Predeterminants and uncertainties. What are the constant and mutable factors in your environment? What will remain the same, and what may change? What do you assume — such as customer profile and economic conditions — when making decisions, and do these assumptions constitute reliable probabilities, or unpredictable possibilities? This is perhaps the most difficult part, to sort your assumptions into the truly probable and the merely possible. You need to know this clearly and honestly to maintain only the probable as consistent elements in your scenarios, while playing with alternatives to what’s possible.

Scenario matrix. Many strategists suggest making a graph on a two-by-two matrix, with two extreme outcomes top and bottom, and two extreme influences right and left — such as, boom times on top, and deep recession on bottom. On the left, you may have positive influences, such as more remodeling activity; on the right, negative influences, such as total economic retrenchment. This is more art than science, but it’s a means to visualize the extremes and explore the grey areas in between. At this stage, you may develop a rough outline of six to nine scenarios. But since you don’t have time to fully develop all of them, decide on no more than three.

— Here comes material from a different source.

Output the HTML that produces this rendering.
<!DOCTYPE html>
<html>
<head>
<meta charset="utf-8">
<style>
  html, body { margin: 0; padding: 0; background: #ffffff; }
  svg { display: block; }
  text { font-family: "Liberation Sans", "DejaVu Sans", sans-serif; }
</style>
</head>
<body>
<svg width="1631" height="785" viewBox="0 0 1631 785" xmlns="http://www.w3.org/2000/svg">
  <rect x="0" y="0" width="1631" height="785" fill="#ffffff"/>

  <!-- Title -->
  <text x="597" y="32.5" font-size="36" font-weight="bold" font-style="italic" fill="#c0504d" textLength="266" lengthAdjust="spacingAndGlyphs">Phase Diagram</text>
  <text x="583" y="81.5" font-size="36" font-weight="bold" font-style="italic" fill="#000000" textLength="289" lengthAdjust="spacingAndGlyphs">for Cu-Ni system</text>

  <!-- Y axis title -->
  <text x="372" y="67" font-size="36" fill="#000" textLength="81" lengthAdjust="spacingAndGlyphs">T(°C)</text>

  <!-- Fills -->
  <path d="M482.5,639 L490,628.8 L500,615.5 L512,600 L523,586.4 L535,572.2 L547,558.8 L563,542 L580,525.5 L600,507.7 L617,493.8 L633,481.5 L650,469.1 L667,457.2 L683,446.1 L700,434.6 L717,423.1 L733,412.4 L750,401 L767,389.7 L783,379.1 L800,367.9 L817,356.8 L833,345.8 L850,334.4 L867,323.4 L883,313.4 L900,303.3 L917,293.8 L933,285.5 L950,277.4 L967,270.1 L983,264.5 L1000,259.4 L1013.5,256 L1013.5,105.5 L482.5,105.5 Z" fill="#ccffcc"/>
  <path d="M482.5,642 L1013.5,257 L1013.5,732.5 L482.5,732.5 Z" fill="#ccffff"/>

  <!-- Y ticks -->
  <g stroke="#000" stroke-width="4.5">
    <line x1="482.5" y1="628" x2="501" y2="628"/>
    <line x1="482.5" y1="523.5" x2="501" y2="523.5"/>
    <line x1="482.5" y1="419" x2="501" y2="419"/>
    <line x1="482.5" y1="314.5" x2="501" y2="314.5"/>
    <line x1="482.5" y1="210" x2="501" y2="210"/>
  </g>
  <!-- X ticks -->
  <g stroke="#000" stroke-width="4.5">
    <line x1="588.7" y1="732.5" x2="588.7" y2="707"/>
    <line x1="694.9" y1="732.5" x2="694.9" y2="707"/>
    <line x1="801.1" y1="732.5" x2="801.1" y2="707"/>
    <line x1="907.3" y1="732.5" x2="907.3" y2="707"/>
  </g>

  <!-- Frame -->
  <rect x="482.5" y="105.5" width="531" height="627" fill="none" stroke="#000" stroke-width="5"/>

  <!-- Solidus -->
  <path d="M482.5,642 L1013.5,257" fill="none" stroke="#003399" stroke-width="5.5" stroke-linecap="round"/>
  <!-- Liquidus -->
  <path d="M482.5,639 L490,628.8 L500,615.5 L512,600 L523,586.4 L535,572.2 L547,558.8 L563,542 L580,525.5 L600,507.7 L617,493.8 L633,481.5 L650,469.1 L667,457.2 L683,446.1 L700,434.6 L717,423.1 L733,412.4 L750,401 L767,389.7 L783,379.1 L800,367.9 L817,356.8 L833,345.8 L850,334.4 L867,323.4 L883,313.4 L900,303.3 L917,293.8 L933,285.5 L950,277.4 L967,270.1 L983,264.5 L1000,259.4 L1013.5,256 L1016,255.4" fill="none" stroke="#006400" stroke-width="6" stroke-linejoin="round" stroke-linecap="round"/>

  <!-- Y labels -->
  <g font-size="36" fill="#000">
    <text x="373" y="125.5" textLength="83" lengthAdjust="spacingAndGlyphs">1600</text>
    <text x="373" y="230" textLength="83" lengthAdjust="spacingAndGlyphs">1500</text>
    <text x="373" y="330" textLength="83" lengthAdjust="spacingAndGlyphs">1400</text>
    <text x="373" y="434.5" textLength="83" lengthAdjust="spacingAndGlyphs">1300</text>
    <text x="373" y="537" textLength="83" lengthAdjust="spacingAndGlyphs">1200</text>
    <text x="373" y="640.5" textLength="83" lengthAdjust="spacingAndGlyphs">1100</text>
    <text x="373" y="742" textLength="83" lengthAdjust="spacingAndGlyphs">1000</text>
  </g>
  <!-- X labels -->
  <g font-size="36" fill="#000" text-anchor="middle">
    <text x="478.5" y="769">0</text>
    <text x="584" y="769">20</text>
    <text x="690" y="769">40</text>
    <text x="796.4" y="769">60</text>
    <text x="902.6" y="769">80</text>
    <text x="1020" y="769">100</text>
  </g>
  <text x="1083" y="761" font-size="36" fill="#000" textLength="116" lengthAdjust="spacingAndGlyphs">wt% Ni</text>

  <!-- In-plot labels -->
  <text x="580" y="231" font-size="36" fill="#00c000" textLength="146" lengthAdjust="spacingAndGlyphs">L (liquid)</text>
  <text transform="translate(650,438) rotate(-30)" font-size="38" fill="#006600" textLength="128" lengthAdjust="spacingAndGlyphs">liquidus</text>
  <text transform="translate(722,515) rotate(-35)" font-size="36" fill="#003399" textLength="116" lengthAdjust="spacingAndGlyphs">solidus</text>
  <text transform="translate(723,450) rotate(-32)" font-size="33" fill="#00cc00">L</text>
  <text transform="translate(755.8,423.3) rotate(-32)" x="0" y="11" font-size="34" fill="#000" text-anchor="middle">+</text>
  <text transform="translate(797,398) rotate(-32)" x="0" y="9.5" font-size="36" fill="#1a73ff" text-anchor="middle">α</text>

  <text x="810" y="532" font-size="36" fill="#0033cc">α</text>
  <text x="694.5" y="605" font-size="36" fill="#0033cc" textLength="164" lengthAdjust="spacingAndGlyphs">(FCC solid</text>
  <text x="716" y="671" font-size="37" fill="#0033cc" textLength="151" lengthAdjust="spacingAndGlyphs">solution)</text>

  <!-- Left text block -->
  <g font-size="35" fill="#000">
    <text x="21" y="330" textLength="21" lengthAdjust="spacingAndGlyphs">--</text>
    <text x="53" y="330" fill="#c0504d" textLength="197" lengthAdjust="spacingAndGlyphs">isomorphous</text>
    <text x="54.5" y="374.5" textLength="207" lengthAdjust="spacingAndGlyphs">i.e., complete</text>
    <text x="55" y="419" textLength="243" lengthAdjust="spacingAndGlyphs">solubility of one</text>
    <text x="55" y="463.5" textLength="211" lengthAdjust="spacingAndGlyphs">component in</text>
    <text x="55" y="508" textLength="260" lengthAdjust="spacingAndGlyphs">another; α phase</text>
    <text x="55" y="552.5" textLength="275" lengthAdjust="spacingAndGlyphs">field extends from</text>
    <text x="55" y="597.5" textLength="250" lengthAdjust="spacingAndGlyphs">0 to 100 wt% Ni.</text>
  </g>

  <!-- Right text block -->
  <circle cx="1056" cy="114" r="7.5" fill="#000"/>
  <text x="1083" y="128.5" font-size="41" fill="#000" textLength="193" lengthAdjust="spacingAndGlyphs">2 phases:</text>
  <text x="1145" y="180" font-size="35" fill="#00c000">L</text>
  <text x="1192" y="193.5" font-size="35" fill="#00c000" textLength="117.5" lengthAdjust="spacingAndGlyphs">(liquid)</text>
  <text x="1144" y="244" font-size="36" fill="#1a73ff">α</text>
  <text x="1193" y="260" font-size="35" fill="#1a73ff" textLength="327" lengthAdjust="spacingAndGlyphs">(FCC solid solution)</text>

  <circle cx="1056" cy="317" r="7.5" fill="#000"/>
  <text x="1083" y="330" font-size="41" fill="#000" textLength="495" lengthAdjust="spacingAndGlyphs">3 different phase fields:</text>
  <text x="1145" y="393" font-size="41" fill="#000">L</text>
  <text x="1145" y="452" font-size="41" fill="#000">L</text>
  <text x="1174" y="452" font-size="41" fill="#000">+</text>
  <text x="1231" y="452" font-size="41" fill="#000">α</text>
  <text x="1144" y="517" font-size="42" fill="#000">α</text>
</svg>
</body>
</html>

Telling stories. Next, you begin to flesh out the chosen scenarios, such as the most desirable (cup runneth over), most probable (business as usual), and least desirable (catastrophe), and piece together each one into a narrative with the same predictable elements (winter will come this year) but changing the unpredictable ones that impact your project (winter will be severe).

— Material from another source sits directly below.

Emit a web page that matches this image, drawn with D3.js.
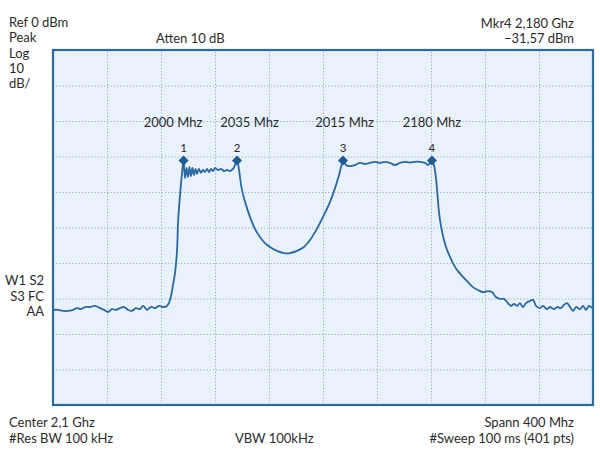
<!DOCTYPE html>
<html>
<head>
<meta charset="utf-8">
<script src="https://cdn.jsdelivr.net/npm/d3@7"></script>
<style>
  html, body { margin: 0; padding: 0; background: #ffffff; }
  svg { display: block; }
  text { font-family: Lato, "Open Sans", sans-serif; fill: #2b2b2b; }
</style>
</head>
<body>
<svg id="chart" width="600" height="454"></svg>
<script>
// ---- Data ----
const traceFreq = [
  1900.0,1903.7,1907.4,1911.1,1914.8,1917.8,1920.7,1923.7,1927.4,1931.1,1934.8,1937.8,1940.7,1943.7,1946.7,1949.6,
  1952.6,1955.6,1958.5,1961.5,1964.4,1966.7,1969.6,1972.6,1975.6,1978.5,1981.5,1984.4,
  1986.7,1988.9,1990.4,1991.9,1992.6,1994.1,1995.6,1996.7,
  1997.8,1998.9,2000.0,2001.1,2002.2,2003.3,2004.4,2005.6,2006.7,2008.1,2009.6,2011.1,2012.6,2014.1,2015.6,2017.0,
  2018.5,2020.0,2022.2,2024.4,2026.7,2028.9,2031.1,2033.3,2034.8,2036.3,
  2037.8,2039.3,2040.7,2043.0,2045.9,2049.6,2053.3,2057.0,2060.7,2065.9,2071.1,2075.6,2080.7,2085.9,2090.4,2094.1,
  2097.8,2101.5,2105.2,2108.9,2111.9,2114.1,2114.8,
  2117.0,2120.0,2123.7,2127.4,2131.1,2134.8,2138.5,2142.2,2145.9,2149.6,2153.3,2157.0,2160.7,2164.4,2168.1,2171.9,
  2175.6,2177.8,2179.3,2180.7,
  2182.2,2183.7,2184.8,2185.9,2187.4,2189.6,2191.9,2194.1,2197.0,2200.0,2203.7,2207.4,2211.1,2214.8,2218.5,2222.2,
  2225.2,2228.1,2231.1,2234.1,2237.0,2239.3,2241.5,2243.7,2245.9,2248.1,2250.4,2253.3,2255.6,2257.8,2260.7,2263.0,
  2265.9,2268.1,2271.1,2273.3,2276.3,2278.5,2280.7,2283.0,2285.2,2287.4,2290.4,2292.6,2294.8,2297.0,2299.3
];
const traceLevel = [
  -73.2,-73.2,-73.5,-73.5,-73.2,-72.7,-73.0,-72.4,-72.4,-72.1,-72.7,-73.2,-73.8,-73.0,-73.2,-72.7,
  -72.4,-73.2,-73.5,-72.7,-73.0,-72.1,-73.2,-72.4,-72.7,-72.1,-72.4,-72.1,
  -70.4,-66.2,-62.8,-56.3,-48.7,-40.8,-34.6,-31.0,
  -36.1,-33.2,-35.8,-32.9,-35.5,-33.2,-35.2,-33.5,-34.9,-33.5,-34.6,-33.8,-34.4,-33.5,-34.4,-33.5,
  -34.1,-33.2,-33.8,-33.5,-34.1,-33.8,-34.1,-33.5,-32.4,-31.0,
  -33.8,-38.0,-40.6,-43.7,-47.0,-50.4,-52.7,-54.4,-55.5,-56.6,-57.2,-57.2,-56.6,-55.5,-53.5,-51.3,
  -48.7,-45.9,-42.8,-38.9,-35.2,-31.8,-31.0,
  -32.4,-32.7,-32.4,-31.8,-32.1,-31.8,-31.5,-31.8,-31.5,-31.8,-32.4,-31.8,-31.5,-31.7,-31.5,-31.5,
  -31.8,-32.4,-31.8,-31.0,
  -32.4,-36.1,-40.8,-45.6,-49.6,-53.5,-56.3,-58.3,-60.6,-62.3,-63.9,-65.4,-66.8,-67.6,-68.2,-67.9,
  -68.2,-69.6,-70.1,-70.1,-71.3,-72.1,-71.5,-72.1,-71.3,-72.4,-71.3,-70.7,-70.4,-72.1,-72.7,-72.1,
  -73.0,-72.4,-73.0,-72.4,-72.7,-71.8,-71.3,-72.4,-73.5,-72.4,-73.0,-72.1,-73.2,-72.1,-72.7
];
const markerNames = ["1", "2", "3", "4"];
const markerFreq = [1996.7, 2036.3, 2114.8, 2180.7];
const markerLevel = [-31.1, -31.1, -31.1, -31.1];
const markerLabels = ["2000 Mhz", "2035 Mhz", "2015 Mhz", "2180 Mhz"];

const freqDomain = [1900, 2300];   // Center 2,1 GHz, Span 400 MHz
const levelDomain = [-100, 0];     // Ref 0 dBm, 10 dB/div
const divisions = 10;

const leftLines = ["Ref 0 dBm", "Peak", "Log", "10", "dB/"];
const sideLines = ["W1 S2", "S3 FC", "AA"];
const headerCenter = "Atten 10 dB";
const headerRight = ["Mkr4 2,180 Ghz", "\u221231,57 dBm"];
const footerLeft = ["Center 2,1 Ghz", "#Res BW 100 kHz"];
const footerCenter = "VBW 100kHz";
const footerRight = ["Spann 400 Mhz", "#Sweep 100 ms (401 pts)"];

// ---- Layout ----
const plot = { x0: 53, y0: 50, x1: 593, y1: 405 };
const labelOffset = [-10.5, 12.5, 1.5, 0];

const svg = d3.select("#chart");
const x = d3.scaleLinear().domain(freqDomain).range([plot.x0, plot.x1]);
const y = d3.scaleLinear().domain(levelDomain).range([plot.y1, plot.y0]);

// plot background
svg.append("rect")
  .attr("x", plot.x0).attr("y", plot.y0)
  .attr("width", plot.x1 - plot.x0).attr("height", plot.y1 - plot.y0)
  .attr("fill", "#e9f2fb");

// grid via axes
const xTicks = d3.range(1, divisions).map(i => freqDomain[0] + i * (freqDomain[1] - freqDomain[0]) / divisions);
const yTicks = d3.range(1, divisions).map(i => levelDomain[0] + i * (levelDomain[1] - levelDomain[0]) / divisions);

const gx = svg.append("g")
  .attr("transform", `translate(0,${plot.y1})`)
  .call(d3.axisBottom(x).tickValues(xTicks).tickSize(-(plot.y1 - plot.y0)).tickFormat(""));
const gy = svg.append("g")
  .attr("transform", `translate(${plot.x0},0)`)
  .call(d3.axisLeft(y).tickValues(yTicks).tickSize(-(plot.x1 - plot.x0)).tickFormat(""));
[gx, gy].forEach(g => {
  g.select(".domain").remove();
  g.selectAll(".tick line")
    .attr("stroke", "#8fb0cf")
    .attr("stroke-width", 1)
    .attr("stroke-dasharray", "1.2,2");
});

// trace
const pts = traceFreq.map((f, i) => [f, traceLevel[i]]);
const line = d3.line().x(d => x(d[0])).y(d => y(d[1])).curve(d3.curveCatmullRom.alpha(0.5));
svg.append("path")
  .datum(pts)
  .attr("d", line)
  .attr("fill", "none")
  .attr("stroke", "#2a68a2")
  .attr("stroke-width", 1.8)
  .attr("stroke-linejoin", "round");

// frame
svg.append("rect")
  .attr("x", plot.x0).attr("y", plot.y0)
  .attr("width", plot.x1 - plot.x0).attr("height", plot.y1 - plot.y0)
  .attr("fill", "none")
  .attr("stroke", "#2d6aa2")
  .attr("stroke-width", 2.2);

// markers
const mk = svg.append("g");
markerFreq.forEach((f, i) => {
  const cx = x(f), cy = y(markerLevel[i]);
  mk.append("path")
    .attr("d", d3.symbol().type(d3.symbolDiamond2).size(64)())
    .attr("transform", `translate(${cx},${cy})`)
    .attr("fill", "#1f5c92");
  mk.append("text")
    .attr("x", cx).attr("y", cy - 8)
    .attr("text-anchor", "middle")
    .attr("font-size", 11.5)
    .text(markerNames[i]);
  mk.append("text")
    .attr("x", cx + labelOffset[i]).attr("y", cy - 33)
    .attr("text-anchor", "middle")
    .attr("font-size", 13)
    .text(markerLabels[i]);
});

// annotations
const fs = 13;
leftLines.forEach((t, i) => {
  svg.append("text").attr("x", 9).attr("y", 27 + i * 15.3).attr("font-size", fs).text(t);
});
svg.append("text").attr("x", 156).attr("y", 43).attr("font-size", fs).text(headerCenter);
headerRight.forEach((t, i) => {
  svg.append("text").attr("x", 574).attr("y", 28 + i * 15.3).attr("text-anchor", "end").attr("font-size", fs).text(t);
});
sideLines.forEach((t, i) => {
  svg.append("text").attr("x", 44).attr("y", 285 + i * 15.5).attr("text-anchor", "end").attr("font-size", fs).text(t);
});
footerLeft.forEach((t, i) => {
  svg.append("text").attr("x", 9).attr("y", 427 + i * 15.5).attr("font-size", fs).text(t);
});
svg.append("text").attr("x", 235).attr("y", 443).attr("font-size", fs).text(footerCenter);
footerRight.forEach((t, i) => {
  svg.append("text").attr("x", 574).attr("y", 427 + i * 15.5).attr("text-anchor", "end").attr("font-size", fs).text(t);
});
</script>
</body>
</html>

Predict and control. With each scenario, the idea is to focus on causality and outcome, not on probability. This helps you to consider possibilities that, while less probable, are potentially catastrophic. At Shell, this technique helped the company not to predict but to prepare for the most improbable of situations, which was that oil producers would refuse to ship their product. By letting your imagination run wild, and then returning to sober thinking, you may pick up on possibilities and subtle changes occurring within your business environment that you would have missed otherwise.

Testing your hypothesis. Once you have fully fleshed out the storyline of each alternate future, plug in the decision you want to make, or the project you will undertake, and see how it plays out in this imaginary movie with alternate endings. As you work through what may happen, think about what changes you would make in your planning with the benefit of this imaginary “hindsight,” just as if you already knew what’s coming to act on that knowledge today — the Back to the Future premise.

Finally, identify the leading indicators for each of the alternate future scenarios that will alert you, in real life, to which future is in fact unfolding. Strategists typically name each scenario and the response plan, such as “harsh winter,” “sunny days,” or “recession strikes.” When real life reveals the real future, you have already rehearsed it and even given it a name.

We can benefit by rehearsing all kinds of future events, such as sales calls and job interviews, but we rarely do. We imagine outcomes, but rarely the storyline that brought them about. Your scenarios can be as simple as asking yourself a few “what if” questions about all the options you can imagine. Mentally rehearse each scenario, your best response to the events, and what elements in your environment foreshadowed this outcome.

If you’re ambitious, organize a formal retreat with your key employees and family members at least once a year to run through this dress rehearsal for life, originally developed to prevent a nuclear holocaust and now used by all major corporations to prepare for the unexpected.

In brief, scenario analysis is a strategic planning exercise of imagining and then analyzing in close detail a range of possible future events that could impact your life and business. Consider these possible outcomes, not to develop a predetermined view of the future, but to prepare for a variety of futures, with a focus on making decisions today that are robust enough to thrive under a variety of unpredictable outcomes.